The teacher, Wang Yun, added nitrite to porridge that was fed to the other instructor’s class for breakfast on March 27, 2019, according to a ruling issued Monday by the Jiaozhou Intermediate People’s Court in Henan province.

The teachers had a dispute over “student management questions,” the court said, and Wang had sought to poison her rival’s class.

Several students who ate the porridge began vomiting and were sent to a hospital. Of the 25 who were poisoned, one died and 23 others fell ill, the court said.

“Wang Yun’s criminal motives are despicable, her viciousness is extremely deep, her criminal methods and plot are extremely bad, and the consequences are particularly serious, and she should be punished severely in accordance with the law,” the court said in its ruling.

In 2017, Wang poisoned her husband by putting nitrite she had purchased online in his water glass after an argument, the court said. He was sickened but survived. Nitrite is a type of salt often used in curing meats but can be toxic when ingested.

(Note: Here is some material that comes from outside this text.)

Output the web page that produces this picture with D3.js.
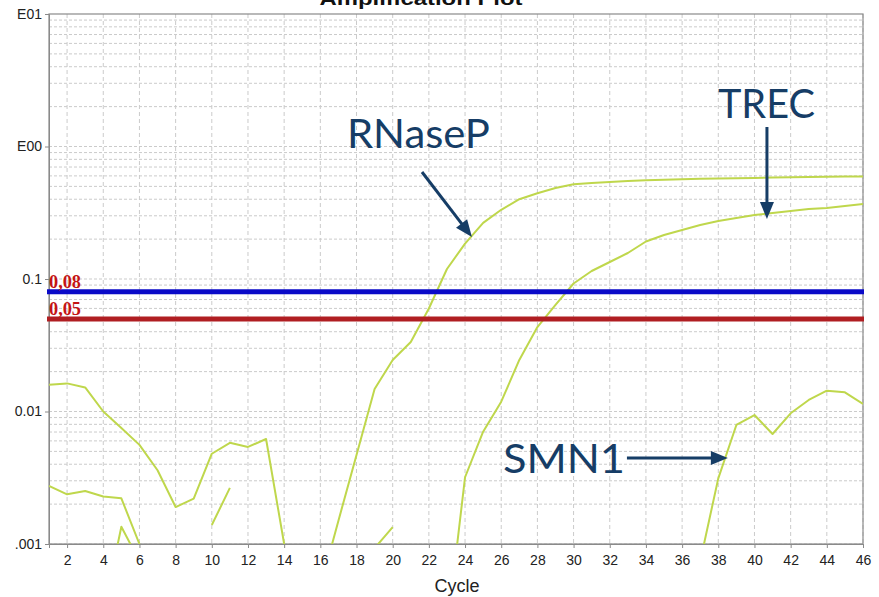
<!DOCTYPE html>
<html>
<head>
<meta charset="utf-8">
<script src="https://cdn.jsdelivr.net/npm/d3@7"></script>
<style>
  html, body { margin: 0; padding: 0; background: #ffffff; }
  svg { display: block; }
</style>
</head>
<body>
<script>
// ---------------- DATA ----------------
const cycles = [1,2,3,4,5,6,7,8,9,10,11,12,13,14,15,16,17,18,19,20,21,22,23,24,25,26,27,28,29,30,31,32,33,34,35,36,37,38,39,40,41,42,43,44,45,46];

const rnasePValues = [0.0159,0.0163,0.0152,0.0100,0.0075,0.0056,0.0036,0.0019,0.0022,0.0048,
  0.0058,0.0054,0.0062,0.0010,null,0.00047,0.0015,0.0047,0.0148,0.0245,
  0.0335,0.0599,0.119,0.185,0.265,0.333,0.400,0.444,0.486,0.519,
  0.530,0.540,0.549,0.556,0.562,0.566,0.570,0.573,0.576,0.579,
  0.583,0.586,0.589,0.591,0.593,0.595];

const trecValues = [0.00274,0.00237,0.00251,0.00228,0.00221,0.0010,null,null,null,null,
  null,null,null,null,null,null,null,null,0.00093,0.00134,
  null,null,0.00022,0.00319,0.00704,0.01186,0.0245,0.0434,0.0637,0.0925,
  0.1149,0.1344,0.1571,0.1919,0.2148,0.2344,0.2555,0.2740,0.2887,0.3041,
  0.3148,0.3261,0.3375,0.3433,0.3556,0.3681];

const smn1Values = [null,null,null,0.0003,0.00135,0.00074,null,null,null,0.00139,
  0.00265,null,null,null,null,null,null,null,null,null,
  null,null,null,null,null,null,null,null,null,null,
  null,null,null,null,null,null,0.00074,0.00313,0.00791,0.0094,
  0.00676,0.00969,0.01222,0.01436,0.01396,0.0114];

const seriesNames = ["RNaseP","TREC","SMN1"];

const xTickValues = [2,4,6,8,10,12,14,16,18,20,22,24,26,28,30,32,34,36,38,40,42,44,46];
const yTickValues = [0.001,0.01,0.1,1,10];
const yTickLabels = [".001","0.01","0.1","E00","E01"];

const thresholdValues = [0.08,0.05];
const thresholdLabels = ["0,08","0,05"];

// annotation anchors in data units (cycle, fluorescence)
const annotationLabels = ["RNaseP","TREC","SMN1"];
const annotationTextAt = [[17.47,0.974],[37.98,1.641],[26.10,0.003435]];
const annotationArrowFrom = [[21.62,0.642],[40.69,1.403],[32.95,0.004457]];
const annotationArrowTo = [[24.38,0.2075],[40.69,0.2838],[38.53,0.004457]];

const titleText = "Amplification Plot";
const xAxisTitle = "Cycle";

// ---------------- LAYOUT / STYLE ----------------
const W = 879, H = 597;
const plot = {left: 49, right: 863, top: 14, bottom: 544};
const curveColor = "#bfd74c";
const thresholdColors = ["#0a0ac8","#b01e22"];
const thresholdLabelColor = "#c41414";
const annColor = "#163d66";
const gridColor = "#cbcbcb";

const svg = d3.select("body").append("svg").attr("width", W).attr("height", H);

const x = d3.scaleLinear().domain([1,46]).range([plot.left, plot.right]);
const y = d3.scaleLog().domain([0.001,10]).range([plot.bottom, plot.top]);

svg.append("defs").append("clipPath").attr("id","plotclip")
  .append("rect").attr("x", plot.left).attr("y", plot.top)
  .attr("width", plot.right - plot.left).attr("height", plot.bottom - plot.top);

// Title (cropped at the top of the picture, as in the reference)
svg.append("text")
  .attr("x", 421).attr("y", 5)
  .attr("text-anchor","middle")
  .attr("font-family","'Liberation Sans', Arial, sans-serif")
  .attr("font-weight","bold").attr("font-size", 19)
  .attr("textLength", 203).attr("lengthAdjust","spacingAndGlyphs")
  .attr("fill","#111")
  .text(titleText);

// Grid
const gridG = svg.append("g");
const minorVals = [];
yTickValues.slice(0, -1).forEach(d => { for (let m = 1; m <= 9; m++) minorVals.push(d * m); });
gridG.selectAll("line.hg").data(minorVals).join("line")
  .attr("x1", plot.left).attr("x2", plot.right)
  .attr("y1", d => y(d)).attr("y2", d => y(d))
  .attr("stroke", gridColor).attr("stroke-width", 1).attr("stroke-dasharray","3,2");
gridG.selectAll("line.vg").data(xTickValues).join("line")
  .attr("x1", d => x(d)).attr("x2", d => x(d))
  .attr("y1", plot.top).attr("y2", plot.bottom)
  .attr("stroke", gridColor).attr("stroke-width", 1).attr("stroke-dasharray","4,3");

// Frame
svg.append("rect")
  .attr("x", plot.left).attr("y", plot.top)
  .attr("width", plot.right - plot.left).attr("height", plot.bottom - plot.top)
  .attr("fill","none").attr("stroke","#8a8a8a").attr("stroke-width",1.2);

// Axes
const axisFont = "'Liberation Sans Narrow', 'Liberation Sans', Arial, sans-serif";
const yAxis = svg.append("g").attr("transform", `translate(${plot.left},0)`)
  .call(d3.axisLeft(y).tickValues(yTickValues).tickSize(4).tickPadding(3)
    .tickFormat((d,i) => yTickLabels[i]));
const xAxis = svg.append("g").attr("transform", `translate(0,${plot.bottom})`)
  .call(d3.axisBottom(x).tickValues(xTickValues).tickSize(4).tickPadding(7));
[yAxis, xAxis].forEach(g => {
  g.select(".domain").attr("stroke","#8a8a8a");
  g.selectAll(".tick line").attr("stroke","#8a8a8a");
  g.selectAll(".tick text").attr("font-family", axisFont).attr("font-size", 14).attr("fill","#222");
});

svg.append("text")
  .attr("x", 457).attr("y", 592)
  .attr("text-anchor","middle")
  .attr("font-family", axisFont).attr("font-size", 18).attr("fill","#222")
  .text(xAxisTitle);

// Curves
const seriesValues = [rnasePValues, trecValues, smn1Values];
const line = d3.line()
  .defined(d => d.v != null)
  .x(d => x(d.c)).y(d => y(d.v));
const curveG = svg.append("g").attr("clip-path","url(#plotclip)");
curveG.selectAll("path").data(seriesValues).join("path")
  .attr("d", vals => line(cycles.map((c,i) => ({c, v: vals[i]}))))
  .attr("fill","none").attr("stroke", curveColor).attr("stroke-width", 2)
  .attr("stroke-linejoin","round");

// Thresholds
const thrG = svg.append("g");
thrG.selectAll("line").data(thresholdValues).join("line")
  .attr("x1", plot.left - 2).attr("x2", plot.right + 1)
  .attr("y1", d => y(d)).attr("y2", d => y(d))
  .attr("stroke", (d,i) => thresholdColors[i]).attr("stroke-width", 5);
thrG.selectAll("text").data(thresholdValues).join("text")
  .attr("x", plot.left).attr("y", d => y(d) - 4)
  .attr("font-family","'Liberation Serif', 'Times New Roman', serif")
  .attr("font-weight","bold").attr("font-size", 19)
  .attr("textLength", 32).attr("lengthAdjust","spacingAndGlyphs")
  .attr("fill", thresholdLabelColor)
  .text((d,i) => thresholdLabels[i]);

// Annotations
const annG = svg.append("g");
const annWidths = [143, 97, 122];
annotationLabels.forEach((lab, i) => {
  const [tc, tv] = annotationTextAt[i];
  annG.append("text")
    .attr("x", x(tc)).attr("y", y(tv))
    .attr("font-family","Lato, 'Open Sans', sans-serif")
    .attr("font-size", 40).attr("fill", annColor)
    .attr("textLength", annWidths[i]).attr("lengthAdjust","spacingAndGlyphs")
    .text(lab);
  const x1 = x(annotationArrowFrom[i][0]), y1 = y(annotationArrowFrom[i][1]);
  const x2 = x(annotationArrowTo[i][0]), y2 = y(annotationArrowTo[i][1]);
  const ang = Math.atan2(y2 - y1, x2 - x1);
  const headL = 17, headW = 7;
  const bx = x2 - headL * Math.cos(ang), by = y2 - headL * Math.sin(ang);
  annG.append("line")
    .attr("x1", x1).attr("y1", y1).attr("x2", bx + 2 * Math.cos(ang)).attr("y2", by + 2 * Math.sin(ang))
    .attr("stroke", annColor).attr("stroke-width", 3);
  const px = -Math.sin(ang), py = Math.cos(ang);
  annG.append("path")
    .attr("d", `M${x2},${y2}L${bx + headW * px},${by + headW * py}L${bx - headW * px},${by - headW * py}Z`)
    .attr("fill", annColor);
});
</script>
</body>
</html>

School shootings are almost nonexistent in China because of strict firearms restrictions, but students are still sometimes targeted in acts of mass violence.

Two students were killed outside a primary school in Shanghai in 2018 by a man with a knife. Another knife attacker killed two elementary school students and injured two more in Hunan province last year.

Poison is also sometimes used as a murder weapon in school attacks.

In 2014, two children died and 30 others were sickened at a kindergarten in Yunnan province when a former security guard put poison in their snacks. A year earlier, two girls died in Hebei province when the operators of a kindergarten poisoned yogurt in a dispute with a rival school.